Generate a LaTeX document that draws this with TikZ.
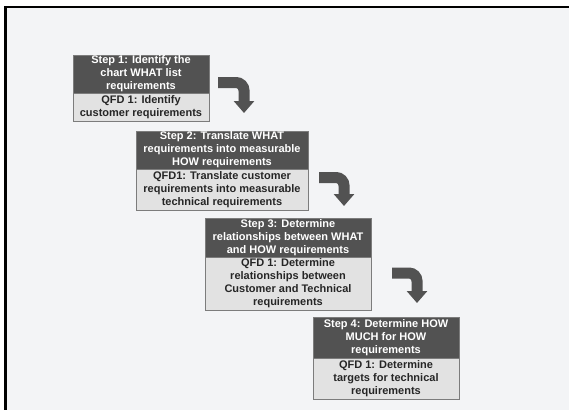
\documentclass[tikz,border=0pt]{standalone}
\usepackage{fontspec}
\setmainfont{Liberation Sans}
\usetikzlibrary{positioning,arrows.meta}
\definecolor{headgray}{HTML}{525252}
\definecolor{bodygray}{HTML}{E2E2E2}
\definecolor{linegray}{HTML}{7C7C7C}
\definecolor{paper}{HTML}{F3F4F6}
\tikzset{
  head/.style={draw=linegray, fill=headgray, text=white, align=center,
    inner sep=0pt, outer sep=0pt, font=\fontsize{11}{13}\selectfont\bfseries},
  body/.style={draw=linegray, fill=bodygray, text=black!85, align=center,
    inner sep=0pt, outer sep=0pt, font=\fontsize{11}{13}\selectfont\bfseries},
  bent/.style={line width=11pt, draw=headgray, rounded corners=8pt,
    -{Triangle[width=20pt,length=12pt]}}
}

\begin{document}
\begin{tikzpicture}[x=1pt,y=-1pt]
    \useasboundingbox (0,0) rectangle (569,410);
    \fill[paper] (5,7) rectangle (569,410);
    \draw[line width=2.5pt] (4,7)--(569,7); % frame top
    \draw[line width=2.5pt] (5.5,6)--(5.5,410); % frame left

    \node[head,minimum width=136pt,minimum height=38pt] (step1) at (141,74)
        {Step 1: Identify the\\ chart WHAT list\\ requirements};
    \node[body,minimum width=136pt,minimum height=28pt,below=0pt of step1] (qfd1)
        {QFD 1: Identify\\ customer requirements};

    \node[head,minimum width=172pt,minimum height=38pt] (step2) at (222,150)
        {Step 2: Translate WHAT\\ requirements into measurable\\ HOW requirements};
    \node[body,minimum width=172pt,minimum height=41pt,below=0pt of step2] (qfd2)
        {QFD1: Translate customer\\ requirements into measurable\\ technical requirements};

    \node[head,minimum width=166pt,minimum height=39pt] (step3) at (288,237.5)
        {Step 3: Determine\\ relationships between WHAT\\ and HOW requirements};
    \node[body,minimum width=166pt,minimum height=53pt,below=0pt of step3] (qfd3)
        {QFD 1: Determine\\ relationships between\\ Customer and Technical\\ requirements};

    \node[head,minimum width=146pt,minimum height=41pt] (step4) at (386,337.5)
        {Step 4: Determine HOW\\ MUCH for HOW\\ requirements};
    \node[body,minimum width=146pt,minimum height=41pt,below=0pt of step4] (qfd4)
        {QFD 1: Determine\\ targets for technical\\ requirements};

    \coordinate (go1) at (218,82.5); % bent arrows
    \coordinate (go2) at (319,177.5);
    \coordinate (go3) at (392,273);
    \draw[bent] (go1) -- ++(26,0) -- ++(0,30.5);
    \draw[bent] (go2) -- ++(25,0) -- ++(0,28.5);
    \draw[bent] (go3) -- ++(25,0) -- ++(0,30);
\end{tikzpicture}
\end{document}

- - - -

Your copy of the data should match it exactly, except that pictures are left out.

Generate a LaTeX document that draws this with TikZ.
\documentclass[tikz,border=0pt]{standalone}
\usepackage{fontspec}
\setmainfont{Liberation Sans}
\usetikzlibrary{positioning,arrows.meta}
\definecolor{headgray}{HTML}{525252}
\definecolor{bodygray}{HTML}{E2E2E2}
\definecolor{linegray}{HTML}{7C7C7C}
\definecolor{paper}{HTML}{F3F4F6}
\tikzset{
  head/.style={draw=linegray, fill=headgray, text=white, align=center,
    inner sep=0pt, outer sep=0pt, font=\fontsize{11}{13}\selectfont\bfseries},
  body/.style={draw=linegray, fill=bodygray, text=black!85, align=center,
    inner sep=0pt, outer sep=0pt, font=\fontsize{11}{13}\selectfont\bfseries},
  bent/.style={line width=11pt, draw=headgray, rounded corners=8pt,
    -{Triangle[width=20pt,length=12pt]}}
}

\begin{document}
\begin{tikzpicture}[x=1pt,y=-1pt]
    \useasboundingbox (0,0) rectangle (569,410);
    \fill[paper] (5,7) rectangle (569,410);
    \draw[line width=2.5pt] (4,7)--(569,7); % frame top
    \draw[line width=2.5pt] (5.5,6)--(5.5,410); % frame left

    \node[head,minimum width=136pt,minimum height=38pt] (step1) at (141,74)
        {Step 1: Identify the\\ chart WHAT list\\ requirements};
    \node[body,minimum width=136pt,minimum height=28pt,below=0pt of step1] (qfd1)
        {QFD 1: Identify\\ customer requirements};

    \node[head,minimum width=172pt,minimum height=38pt] (step2) at (222,150)
        {Step 2: Translate WHAT\\ requirements into measurable\\ HOW requirements};
    \node[body,minimum width=172pt,minimum height=41pt,below=0pt of step2] (qfd2)
        {QFD1: Translate customer\\ requirements into measurable\\ technical requirements};

    \node[head,minimum width=166pt,minimum height=39pt] (step3) at (288,237.5)
        {Step 3: Determine\\ relationships between WHAT\\ and HOW requirements};
    \node[body,minimum width=166pt,minimum height=53pt,below=0pt of step3] (qfd3)
        {QFD 1: Determine\\ relationships between\\ Customer and Technical\\ requirements};

    \node[head,minimum width=146pt,minimum height=41pt] (step4) at (386,337.5)
        {Step 4: Determine HOW\\ MUCH for HOW\\ requirements};
    \node[body,minimum width=146pt,minimum height=41pt,below=0pt of step4] (qfd4)
        {QFD 1: Determine\\ targets for technical\\ requirements};

    \coordinate (go1) at (218,82.5); % bent arrows
    \coordinate (go2) at (319,177.5);
    \coordinate (go3) at (392,273);
    \draw[bent] (go1) -- ++(26,0) -- ++(0,30.5);
    \draw[bent] (go2) -- ++(25,0) -- ++(0,28.5);
    \draw[bent] (go3) -- ++(25,0) -- ++(0,30);
\end{tikzpicture}
\end{document}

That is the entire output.